A mente doentia de um roteirista que dá-se a tarefa de escrever uma continuação deve surgir da pequena interrogação: o que aconteceu depois? Em grande parte dos casos, e isso pode gerar discussões homéricas, as pessoas não aprovam as continuações. Algo se perde durante o novo processo de criação que faz não nos importarmos mais com os personagens – são os mesmos, mas por um motivo qualquer não são tão cativantes quanto antes, seja pelo novo rumo que tomarão (que nem sempre é uma continuação, mas os mesmos personagens em uma história distinta) ou pela falta de assunto, afinal, se a história-prima terminou é porque tudo já foi contado.

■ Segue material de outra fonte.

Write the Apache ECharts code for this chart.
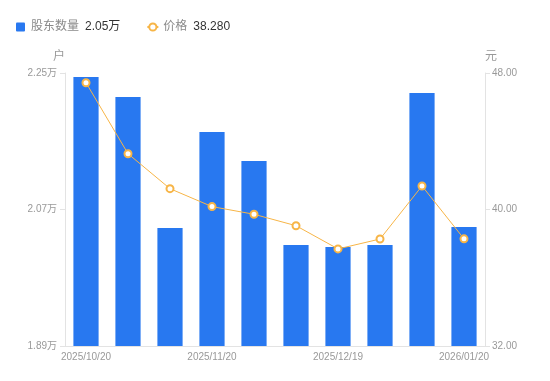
<!DOCTYPE html>
<html>
<head>
<meta charset="utf-8">
<script src="https://cdn.jsdelivr.net/npm/echarts@6/dist/echarts.min.js"></script>
<style>html,body{margin:0;padding:0;background:#fff}#c{width:550px;height:381px}</style>
</head>
<body>
<div id="c"></div>
<script>
var categories = ['2025/10/20','2025/10/31','2025/11/10','2025/11/20','2025/11/28','2025/12/10','2025/12/19','2025/12/31','2026/01/09','2026/01/20'];
var holders = [22447, 22183, 20456, 21722, 21339, 20231, 20205, 20231, 22236, 20469];
var prices = [47.43, 43.27, 41.22, 40.17, 39.72, 39.05, 37.69, 38.27, 41.38, 38.28];
var leftTicks = [18900, 20700, 22500];
var rightMin = 32, rightMax = 48, rightInterval = 8;

var FONT = '"Liberation Sans", "Noto Sans CJK SC", sans-serif';
var chart = echarts.init(document.getElementById('c'));
var lastHolder = (holders[holders.length-1]/10000).toFixed(2) + '万';
var lastPrice = prices[prices.length-1].toFixed(3);

chart.setOption({
  animation: false,
  textStyle: {fontFamily: FONT},
  legend: {
    left: 11, top: 16,
    itemWidth: 11, itemHeight: 9, itemGap: 26,
    data: [
      {name: '股东数量', icon: 'path://M1,0h7a1,1 0 0 1 1,1v7a1,1 0 0 1 -1,1h-7a1,1 0 0 1 -1,-1v-7a1,1 0 0 1 1,-1z'},
      {name: '价格'}
    ],
    formatter: function (n) {
      return '{n|' + n + '}{v|' + (n === '股东数量' ? lastHolder : lastPrice) + '}';
    },
    textStyle: {
      fontFamily: FONT,
      rich: {
        n: {color: '#8a8a8a', fontSize: 12, fontFamily: FONT},
        v: {color: '#333', fontSize: 12, fontFamily: FONT, padding: [0, 0, 0, 6]}
      }
    }
  },
  grid: {left: 65, right: 65, top: 73, bottom: 35},
  xAxis: {
    type: 'category',
    data: categories,
    axisLine: {lineStyle: {color: '#e3e3e3'}},
    axisTick: {show: false},
    axisLabel: {interval: 2, color: '#999', fontSize: 10, margin: 6, fontFamily: FONT}
  },
  yAxis: [
    {
      type: 'value',
      name: '户',
      nameGap: 10,
      nameTextStyle: {color: '#999', fontSize: 12, align: 'right', fontFamily: FONT},
      min: leftTicks[0], max: leftTicks[leftTicks.length-1],
      axisLine: {show: true, lineStyle: {color: '#e3e3e3'}},
      axisTick: {show: true, length: 5, customValues: leftTicks, lineStyle: {color: '#e3e3e3'}},
      axisLabel: {
        customValues: leftTicks,
        color: '#999', fontSize: 10, margin: 8, fontFamily: FONT,
        formatter: function (v) { return (v/10000).toFixed(2) + '万'; }
      },
      splitLine: {show: false}
    },
    {
      type: 'value',
      name: '元',
      nameGap: 10,
      nameTextStyle: {color: '#999', fontSize: 12, align: 'left', fontFamily: FONT},
      min: rightMin, max: rightMax, interval: rightInterval,
      axisLine: {show: true, lineStyle: {color: '#e3e3e3'}},
      axisTick: {show: true, length: 5, lineStyle: {color: '#e3e3e3'}},
      axisLabel: {
        color: '#999', fontSize: 10, margin: 7, fontFamily: FONT,
        formatter: function (v) { return v.toFixed(2); }
      },
      splitLine: {show: false}
    }
  ],
  series: [
    {
      name: '股东数量', type: 'bar', yAxisIndex: 0,
      data: holders, barWidth: '60%',
      itemStyle: {color: '#2878F0'}
    },
    {
      name: '价格', type: 'line', yAxisIndex: 1,
      data: prices,
      symbol: 'emptyCircle', symbolSize: 7,
      lineStyle: {color: '#F7B547', width: 1},
      itemStyle: {color: '#F7B547', borderWidth: 2}
    }
  ]
});
</script>
</body>
</html>
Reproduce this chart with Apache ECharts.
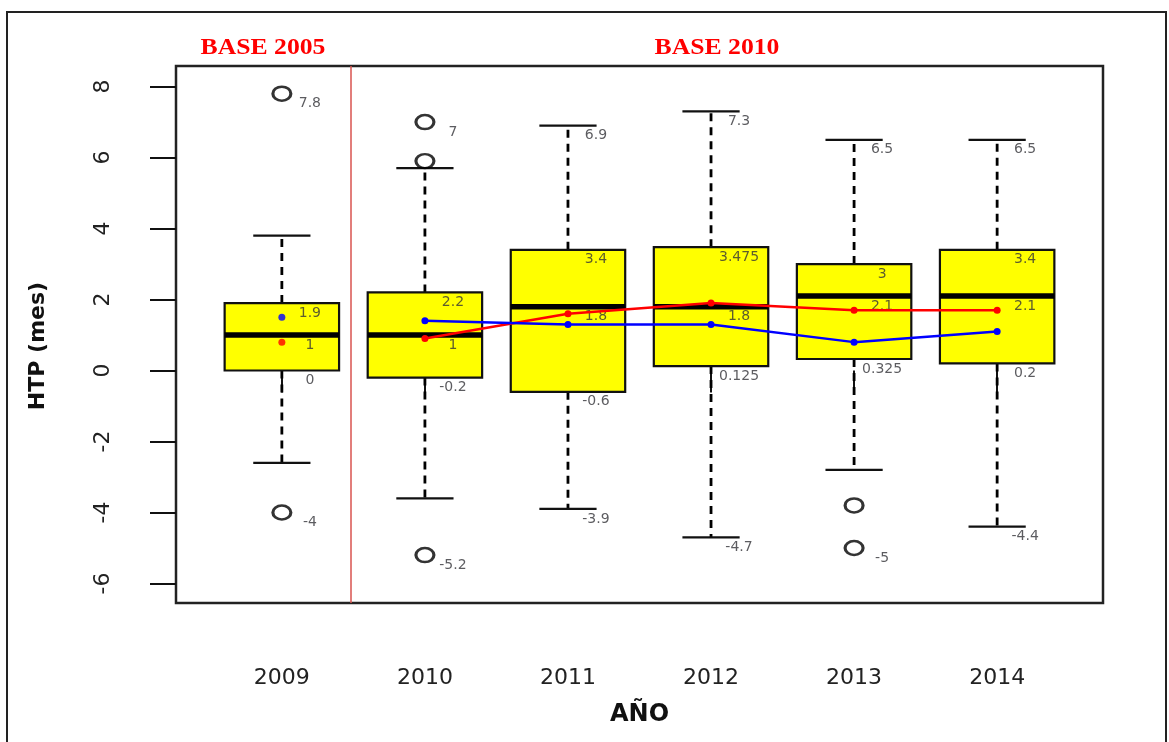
<!DOCTYPE html>
<html>
<head>
<meta charset="utf-8">
<script src="https://cdn.jsdelivr.net/npm/echarts@6/dist/echarts.min.js"></script>
<style>
  html, body { margin: 0; padding: 0; background: #fff; }
  #chart { width: 1169px; height: 742px; }
</style>
</head>
<body>
<div id="chart"></div>
<script>
// categories
const years = ['2009', '2010', '2011', '2012', '2013', '2014'];

// box statistics per year
const whiskerLow  = [-2.6, -3.6, -3.9, -4.7, -2.8, -4.4];
const quart1      = [0, -0.2, -0.6, 0.125, 0.325, 0.2];
const medians     = [1, 1, 1.8, 1.8, 2.1, 2.1];
const quart3      = [1.9, 2.2, 3.4, 3.475, 3, 3.4];
const whiskerHigh = [3.8, 5.7, 6.9, 7.3, 6.5, 6.5];

// outliers: [year index, value]
const outliers = [[0, 7.8], [0, -4], [1, 7], [1, 5.9], [1, -5.2], [4, -3.8], [4, -5]];

// mean lines
const meanRed  = [0.8, 0.9, 1.6, 1.9, 1.7, 1.7];
const meanBlue = [1.5, 1.4, 1.3, 1.3, 0.8, 1.1];

// y tick values
const yTicks = [-6, -4, -2, 0, 2, 4, 6, 8];

const xOf = i => i + 1;

const boxData = years.map((y, i) => [xOf(i), whiskerLow[i], quart1[i], medians[i], quart3[i], whiskerHigh[i]]);
const outlierData = outliers.map(o => [xOf(o[0]), o[1]]);

// labels: max, q3, median, q1, min of each year
const labelData = [];
years.forEach((y, i) => {
    const out = outliers.filter(o => o[0] === i).map(o => o[1]);
    const all = [whiskerLow[i], whiskerHigh[i]].concat(out);
    [Math.max(...all), quart3[i], medians[i], quart1[i], Math.min(...all)].forEach(v => {
        labelData.push([xOf(i), v]);
    });
});

// box + whiskers + caps + median
const renderBox = (params, api) => {
    const x = api.value(0);
    const pLo = api.coord([x, api.value(1)]);
    const pQ1 = api.coord([x, api.value(2)]);
    const pMed = api.coord([x, api.value(3)]);
    const pQ3 = api.coord([x, api.value(4)]);
    const pHi = api.coord([x, api.value(5)]);
    const halfBox = api.size([0.4, 0])[0];
    const halfCap = api.size([0.2, 0])[0];
    const cx = pMed[0];
    const dash = { stroke: '#000', lineWidth: 2.8, lineDash: [8, 6] };
    const solid = { stroke: '#111', lineWidth: 2.2 };
    return {
        type: 'group',
        children: [
            { type: 'line', shape: { x1: cx, y1: pQ3[1], x2: cx, y2: pHi[1] }, style: dash },
            { type: 'line', shape: { x1: cx, y1: pQ1[1], x2: cx, y2: pLo[1] }, style: dash },
            { type: 'line', shape: { x1: cx - halfCap, y1: pHi[1], x2: cx + halfCap, y2: pHi[1] }, style: solid },
            { type: 'line', shape: { x1: cx - halfCap, y1: pLo[1], x2: cx + halfCap, y2: pLo[1] }, style: solid },
            {
                type: 'rect',
                shape: { x: cx - halfBox, y: pQ3[1], width: halfBox * 2, height: pQ1[1] - pQ3[1] },
                style: { fill: '#ffff00', stroke: '#111', lineWidth: 2.2 }
            },
            { type: 'line', shape: { x1: cx - halfBox, y1: pMed[1], x2: cx + halfBox, y2: pMed[1] }, style: { stroke: '#000', lineWidth: 5.5 } }
        ]
    };
};

const chart = echarts.init(document.getElementById('chart'));

const option = {
    animation: false,
    grid: { left: 176, top: 66, right: 66, bottom: 139, show: true, borderColor: '#222', borderWidth: 2.5, backgroundColor: 'transparent' },
    graphic: [
        {
            type: 'rect', z: -1, silent: true,
            shape: { x: 7, y: 12, width: 1159, height: 780 },
            style: { fill: 'transparent', stroke: '#222', lineWidth: 2 }
        },
        {
            type: 'text', x: 263, y: 48, scaleX: 1.07,
            style: { text: 'BASE 2005', font: 'bold 24px "Liberation Serif"', fill: '#ff0000', align: 'center', verticalAlign: 'middle' }
        },
        {
            type: 'text', x: 717, y: 48, scaleX: 1.07,
            style: { text: 'BASE 2010', font: 'bold 24px "Liberation Serif"', fill: '#ff0000', align: 'center', verticalAlign: 'middle' }
        },
        {
            type: 'text', x: 38, y: 346, rotation: Math.PI / 2,
            style: { text: 'HTP (mes)', font: 'bold 22px "DejaVu Sans"', fill: '#111', align: 'center', verticalAlign: 'middle' }
        }
    ],
    xAxis: {
        type: 'value',
        min: 0.26,
        max: 6.74,
        name: 'AÑO',
        nameLocation: 'middle',
        nameGap: 100,
        nameTextStyle: { fontFamily: 'DejaVu Sans', fontWeight: 'bold', fontSize: 24, color: '#111' },
        axisLine: { show: false },
        splitLine: { show: false },
        axisTick: {
            show: true, length: 22, customValues: years.map((y, i) => xOf(i)),
            lineStyle: { color: '#111', width: 2 }
        },
        axisLabel: {
            customValues: years.map((y, i) => xOf(i)),
            formatter: v => years[Math.round(v) - 1],
            margin: 64,
            fontFamily: 'DejaVu Sans',
            fontSize: 22,
            color: '#222'
        }
    },
    yAxis: {
        type: 'value',
        min: -6.55,
        max: 8.58,
        axisLine: { show: false },
        splitLine: { show: false },
        axisTick: {
            show: true, length: 26, customValues: yTicks,
            lineStyle: { color: '#111', width: 2 }
        },
        axisLabel: {
            customValues: yTicks,
            rotate: 90,
            margin: 62,
            fontFamily: 'DejaVu Sans',
            fontSize: 22,
            color: '#222'
        }
    },
    series: [
        {
            type: 'custom',
            renderItem: renderBox,
            data: boxData,
            encode: { x: 0, y: [1, 2, 3, 4, 5] },
            markLine: {
                silent: true,
                symbol: 'none',
                label: { show: false },
                lineStyle: { color: '#d9534f', width: 1.5, type: 'solid' },
                data: [{ xAxis: 1.48 }]
            }
        },
        {
            type: 'scatter',
            data: outlierData,
            symbol: 'circle',
            symbolSize: [18, 14],
            itemStyle: { color: 'rgba(0,0,0,0)', borderColor: '#000', borderWidth: 2.8 }
        },
        {
            type: 'line',
            data: meanRed.slice(1).map((v, i) => [xOf(i + 1), v]),
            symbol: 'circle',
            symbolSize: 7,
            lineStyle: { color: '#ff0000', width: 2.5 },
            itemStyle: { color: '#ff0000' }
        },
        {
            type: 'line',
            data: meanBlue.slice(1).map((v, i) => [xOf(i + 1), v]),
            symbol: 'circle',
            symbolSize: 7,
            lineStyle: { color: '#0000ff', width: 2.5 },
            itemStyle: { color: '#0000ff' }
        },
        {
            type: 'scatter',
            data: [[xOf(0), meanRed[0]]],
            symbolSize: 7,
            itemStyle: { color: '#ff0000' }
        },
        {
            type: 'scatter',
            data: [[xOf(0), meanBlue[0]]],
            symbolSize: 7,
            itemStyle: { color: '#0000ff' }
        },
        {
            type: 'scatter',
            data: labelData,
            symbol: 'circle',
            symbolSize: 1,
            itemStyle: { color: 'rgba(0,0,0,0)' },
            label: {
                show: true,
                position: 'inside',
                offset: [28, 10],
                formatter: p => String(p.value[1]),
                fontFamily: 'DejaVu Sans',
                fontSize: 14,
                color: '#333338'
            }
        }
    ]
};

chart.setOption(option);
</script>
</body>
</html>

Todavia, os contos de fadas, comumente contados no boca a boca, trazem um final definitivo e, ao mesmo tempo, o infinito “e viveram felizes para sempre”. A partir desse trecho final Antônio Prata, cronista da Folha de São Paulo, resolveu contar o que é o felizes para sempre, e suas consequências nas vidas dos personagens de contos de fadas, em Felizes quase sempre, lançado pela Editora 34 e com ilustrações do cartunista Laerte Coutinho.

Conhecemos um príncipe e sua princesa que todos os dias fazem tudo que querem, porque vivem em um felizes para sempre. Só que a felicidade é algo estafante e torna-se limitada com o passar do tempo – tudo que está a mão dos dois perde a graça por ser fácil demais de conseguir, sem obstáculos, sem dores, sem nada. Os dois personagens principais decidem reunir todos os contos de fadas para acharem uma solução.

O desenrolar da história é divertido, as discussões, as soluções bizarras – como procurar os vilões e pedirem para voltarem – e até o “clímax”, se é que podemos chamar, tem toda uma graça e deixa o leitor mais velho pensar: Por que não? As ilustrações de Laerte estão sempre de parabéns – apesar de terem de se limitar a esse universo infantil, algumas, como o casal deitado de conchinha, são uma surpresa, eu nunca tinha imaginado como os casais de contos de fadas dormem juntos.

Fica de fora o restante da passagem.